Over the years, Bill said they have together been involved in activities through their church, Sacred Heart/St. Casimir parish, in area schools and in the community. They’ve found time to also raise two daughters and one son.

Both also have Irish roots, preserved through decades of family stories.

Bill said he grew up on a farm about 10 miles south of the city of Leavenworth. His parents, grandparents and great-grandparents were also Leavenworth County residents, he said. Some of them are buried at Mt. Olivet Cemetery near Easton.

“There’s a lot of memories we have thinking back to my parents,” he said. “My father was always very proud to be an Irishman.”

St. Patrick’s Day always provides an opportunity for people to be Irish in spirit, if not exactly in heritage.

For others, however, the occasion means more — it’s a chance to celebrate their real-life Irish roots. For Margaret and Bill McNamee, those roots are very much alive and well.

So it is perhaps only appropriate that the Leavenworth couple be named the grand marshals for the 28th annual Leavenworth St. Patrick’s Day Parade. Bill said the announcement came in the middle of the senior night basketball game at Immaculata High School.

“After we had gone through the senior night festivities they asked that Margaret and I go out to center court — we had no idea,” Bill said.

Confused, as all three of their own children had already graduated from Immaculata, he said he was humbled and surprised at the honor.

“I was shocked,” in a good way, when the St. Patrick’s Day Parade Committee came out with balloons, Margaret said Wednesday.

They will join Comdt. Rossa Mulcahy from Ireland, the honorary grand marshal who is currently a student at the Command and General Staff College.

Bill is a lifelong Leavenworth County resident, along with three past generations of family members, and a graduate of Immaculata High School. He then entered the Air Force and later graduated from Saint Mary College, now the University of Saint Mary.

Over the years, Bill said he has served on the city of Leavenworth’s Civil Service commission and the Archdiocesan Council. He is also the voice of Immaculata sports, having announced home football and basketball games at the school for more than 20 years.

Margaret has been the director of the local chapter of the interdenominational group Birthright for 25 years. She is also a Saint Mary graduate.

Over the years, Bill said they have together been involved in activities through their church, Sacred Heart/St. Casimir parish, in area schools and in the community. They’ve found time to also raise two daughters and one son.

Both also have Irish roots, preserved through decades of family stories.

Bill said he grew up on a farm about 10 miles south of the city of Leavenworth.
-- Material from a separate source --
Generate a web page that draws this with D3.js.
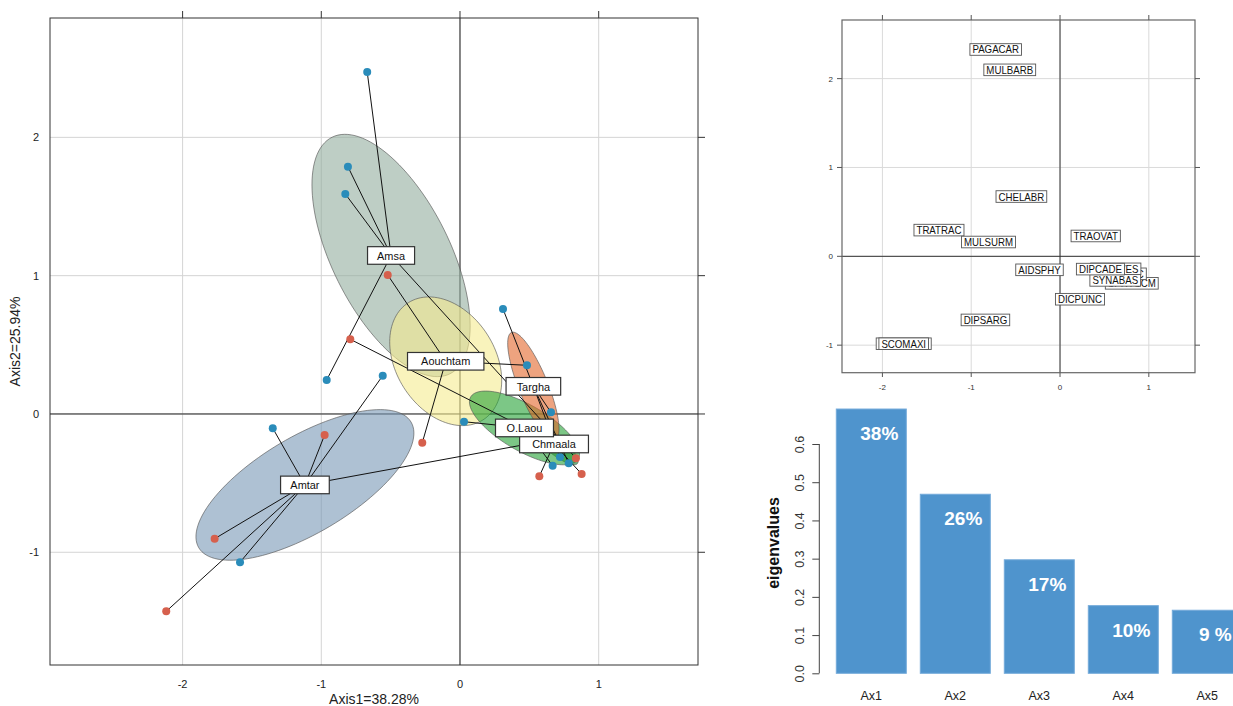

His parents, grandparents and great-grandparents were also Leavenworth County residents, he said. Some of them are buried at Mt. Olivet Cemetery near Easton.

“There’s a lot of memories we have thinking back to my parents,” he said. “My father was always very proud to be an Irishman.”

Margaret said her own family also is Irish and boasts a Kansas connection. The great-grandfather on the side of her maiden name, Dorsey, helped build the railroads in the state, afterwards moving to St. Louis, where she was raised.
They’ve almost always attended the Leavenworth parade, Margaret said, and have usually had an accompanying meal of corned beef, cabbage and soda bread at home on that day.

Margaret said the work that she and her husband do fits well with the celebration of Irish lineage.

“It’s living your faith, basically,” she said. “And that’s the reason that most Irish immigrants came here, was to live their faith and survive.”   

It’s something that Bill said many of the past St. Patrick’s Day Parade grand marshals have in common. Upon attending a recent event at Immaculate Conception Church and looking at the plaque of former grand marshals, he said he was proud be in that company.

“I think a lot of it is just the recognition, thinking back to what the values that our parents and our grandparents gave to us and what we are going to hopefully be able to pass on to our children and grandchildren,” he said. “To volunteer for various topics, or projects, to see what we can do to help those in the community.”